Barehearted

Barefoot. Tahaa, French Polynesia, 2004.

Bare Feet and Holy Homes
When I lived on Tahaa, I quickly learned to count the pile of sandals on a doorstep to determine how many people shared the home.

My sister there wore dainty little red flip-flops. I knew I was settling in the day I caught myself turning back from her mother’s home without even approaching–I wanted to see Dorita, and her red sandals were not on the porch.

Tahitians don’t remove their shoes before entering a shop, or a classroom, or a restaurant. No.

Bare feet are for home. 

And here’s a secret: Remove your shoes, expose yourself, and you make room for the sacred.

We’re vulnerable, see, when we strip off our shoes. 

(If you don’t think so, consider that Nazi guards confiscated prisoners’ shoes.)

It’s been twenty years since I left the island, but I still remove my shoes at home. It’s my safe place, you know. I don’t worry about needing to hustle out of there in a hurry.

Home is sanctuary. 

Home is where we rear children and roast turkeys and write letters and sob into pillows in the bleakness of night.

Home is where we strip naked.
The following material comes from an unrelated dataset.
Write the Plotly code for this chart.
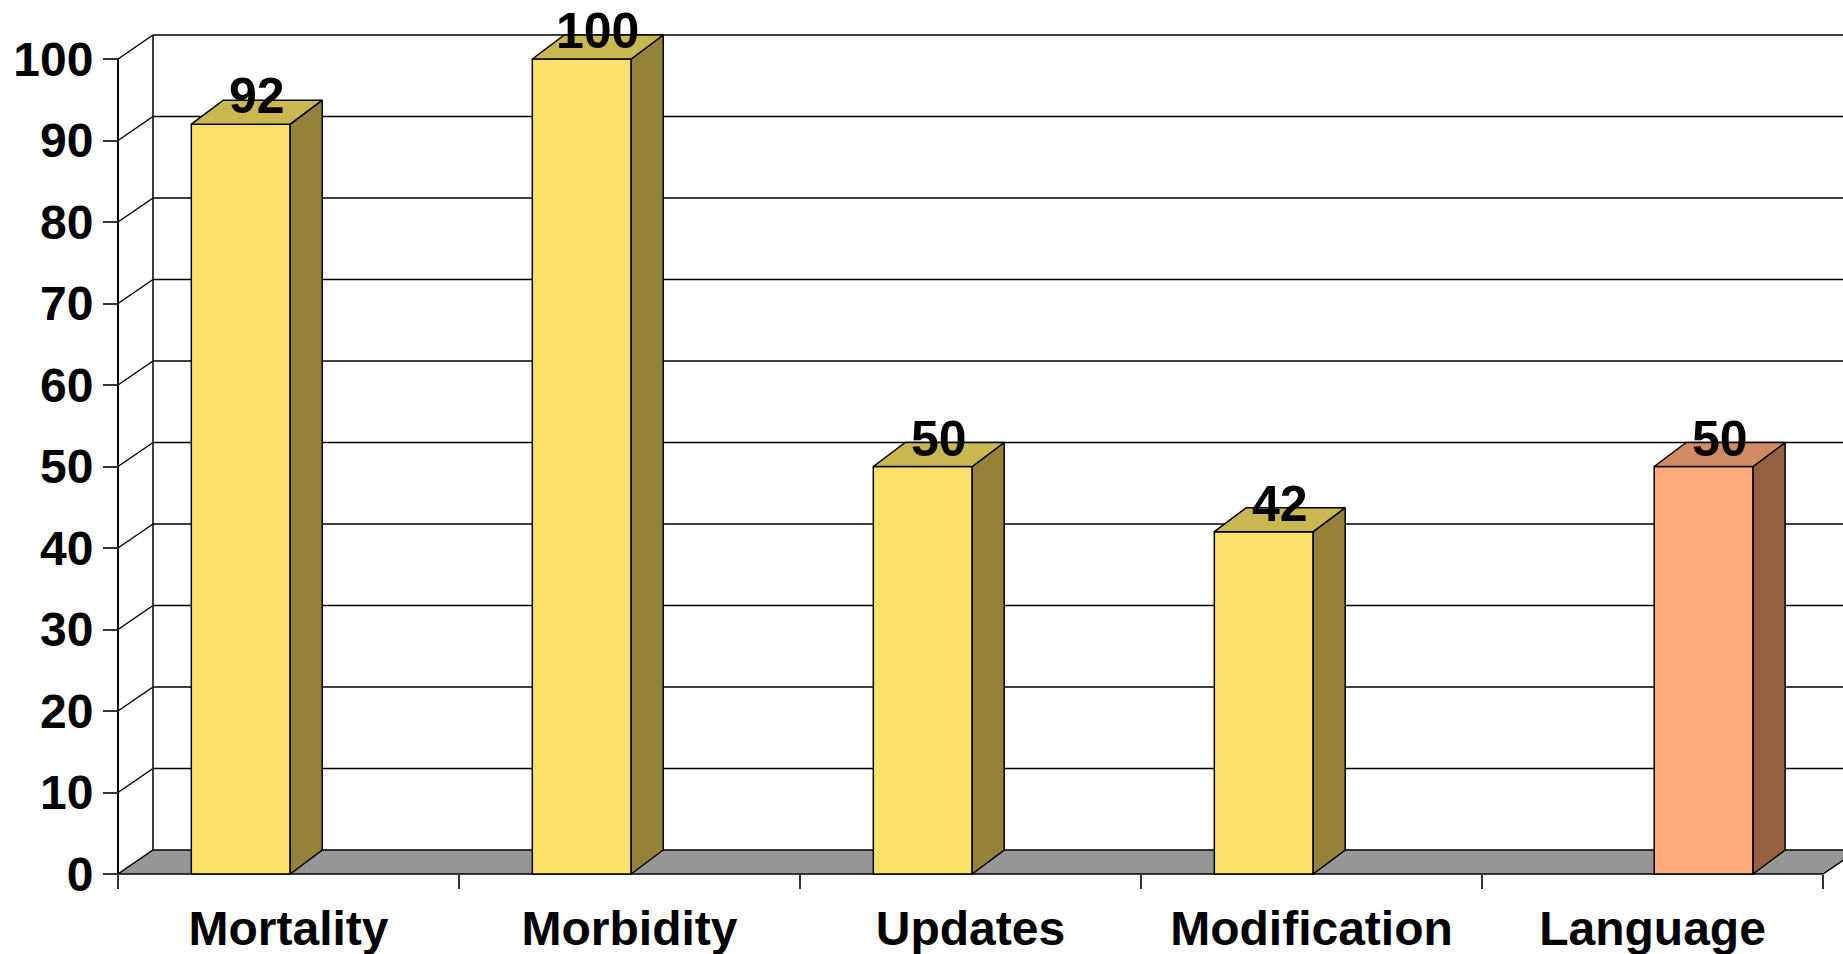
import plotly.graph_objects as go

# ---------------- data ----------------
categories = ["Mortality", "Morbidity", "Updates", "Modification", "Language"]
series_yellow = [92, 100, 50, 42, None]
series_orange = [None, None, None, None, 50]
y_ticks = [0, 10, 20, 30, 40, 50, 60, 70, 80, 90, 100]

# ---------------- geometry (pixels) ----------------
W, H = 1843, 954
PL, PR, PT, PB = 90, 1843, 0, 880     # plot area in px
X0PX, Y0PX, Y100PX = 118, 874, 59     # front-left corner, floor, 100-level
CATPX = 341.0                           # category width px

xpu = CATPX
ypu = (Y0PX - Y100PX) / 100.0
x_left = -0.5 - (X0PX - PL) / xpu
x_right = x_left + (PR - PL) / xpu
y_bottom = -(PB - Y0PX) / ypu
y_top = y_bottom + (PB - PT) / ypu

fdx, fdy = 35 / xpu, 24 / ypu    # floor / wall depth
bdx, bdy = 32 / xpu, 24 / ypu    # bar depth
BW = 0.29
OFF_Y, OFF_O = -0.285, 0.005

FONT = "Liberation Sans, Arial, sans-serif"
n = len(categories)
xs = list(range(n))

fig = go.Figure()


def faces(values, offset):
    sx, sy, tx, ty = [], [], [], []
    for i, v in enumerate(values):
        if v is None:
            continue
        xl = i + offset
        xr = xl + BW
        sx += [xr, xr + bdx, xr + bdx, xr, xr, None]
        sy += [0, bdy, v + bdy, v, 0, None]
        tx += [xl, xr, xr + bdx, xl + bdx, xl, None]
        ty += [v, v, v + bdy, v + bdy, v, None]
    return sx, sy, tx, ty


for vals, off, front, side, top in [
    (series_yellow, OFF_Y, "#FAE26A", "#938238", "#C9B751"),
    (series_orange, OFF_O, "#FDAB7A", "#965F42", "#D08B62"),
]:
    fig.add_trace(go.Bar(
        x=xs, y=vals, offset=off, width=BW,
        marker=dict(color=front, line=dict(color="black", width=1.5)),
        showlegend=False, hoverinfo="skip"))
    sx, sy, tx, ty = faces(vals, off)
    fig.add_trace(go.Scatter(x=sx, y=sy, mode="lines", fill="toself",
                             fillcolor=side, line=dict(color="black", width=1.5),
                             showlegend=False, hoverinfo="skip"))
    fig.add_trace(go.Scatter(x=tx, y=ty, mode="lines", fill="toself",
                             fillcolor=top, line=dict(color="black", width=1.5),
                             showlegend=False, hoverinfo="skip"))

# value labels
for vals, off in [(series_yellow, OFF_Y), (series_orange, OFF_O)]:
    for i, v in enumerate(vals):
        if v is None:
            continue
        fig.add_annotation(x=i + off + BW / 2 + bdx / 2, y=v + 28 / ypu,
                           text=str(v), showarrow=False, yanchor="middle",
                           xanchor="center",
                           font=dict(family=FONT, size=50, color="black", weight="bold"))

# floor, walls and gridlines (behind the bars)
shapes = []
xa, xb = -0.5, n - 0.5
shapes.append(dict(type="path", layer="below", xref="x", yref="y",
                   path=f"M {xa},0 L {xb},0 L {xb+fdx},{fdy} L {xa+fdx},{fdy} Z",
                   fillcolor="#969696", line=dict(color="black", width=1.5)))
for v in y_ticks:
    if v > 0:
        shapes.append(dict(type="line", layer="below", xref="x", yref="y",
                           x0=xa + fdx, y0=v + fdy, x1=x_right + 1, y1=v + fdy,
                           line=dict(color="black", width=1.5)))
        shapes.append(dict(type="line", layer="below", xref="x", yref="y",
                           x0=xa, y0=v, x1=xa + fdx, y1=v + fdy,
                           line=dict(color="black", width=1.5)))
shapes.append(dict(type="line", layer="below", xref="x", yref="y",
                   x0=xa + fdx, y0=fdy, x1=xa + fdx, y1=y_ticks[-1] + fdy,
                   line=dict(color="black", width=1.5)))
shapes.append(dict(type="line", layer="below", xref="x", yref="y",
                   x0=xa, y0=0, x1=xa, y1=y_ticks[-1],
                   line=dict(color="black", width=2)))

fig.update_layout(
    width=W, height=H,
    margin=dict(l=PL, r=W - PR, t=PT, b=H - PB, pad=0),
    paper_bgcolor="white", plot_bgcolor="white",
    barmode="overlay", hovermode=False, showlegend=False,
    shapes=shapes,
    xaxis=dict(range=[x_left, x_right], anchor="free",
               position=(PB - Y0PX) / (PB - PT),
               tickmode="array", tickvals=xs, ticktext=categories,
               ticks="", showgrid=False, zeroline=False, showline=False,
               ticklabelstandoff=22,
               tickfont=dict(family=FONT, size=48, color="black", weight="bold"),
               minor=dict(tickmode="array", tickvals=[i - 0.5 for i in range(n + 1)],
                          ticks="outside", ticklen=14, tickwidth=1.5,
                          tickcolor="#333333", showgrid=False),
               automargin=False, fixedrange=True),
    yaxis=dict(range=[y_bottom, y_top], anchor="free",
               position=(X0PX - PL) / (PR - PL),
               tickmode="array", tickvals=y_ticks,
               ticks="outside", ticklen=15, tickwidth=1.5, tickcolor="#333333",
               showgrid=False, zeroline=False, showline=False,
               tickfont=dict(family=FONT, size=48, color="black", weight="bold"),
               automargin=False, fixedrange=True),
)

fig.write_html("out.html", config={"displayModeBar": False},
               post_script="document.body.style.margin='0';document.body.style.overflow='hidden';")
Home is where we sleep–and yielding to sleep wrings trust from us.

We expose more than our toes when we slip off our shoes. We bare our feet in the same places we bare our hearts.

And these bared hearts?

Listen to their rhythm: “Home-is-holy-home-is-holy-home-is-holy.” 

“Do not come any closer,” God said. “Take off your sandals, for the place where you are standing is holy ground.”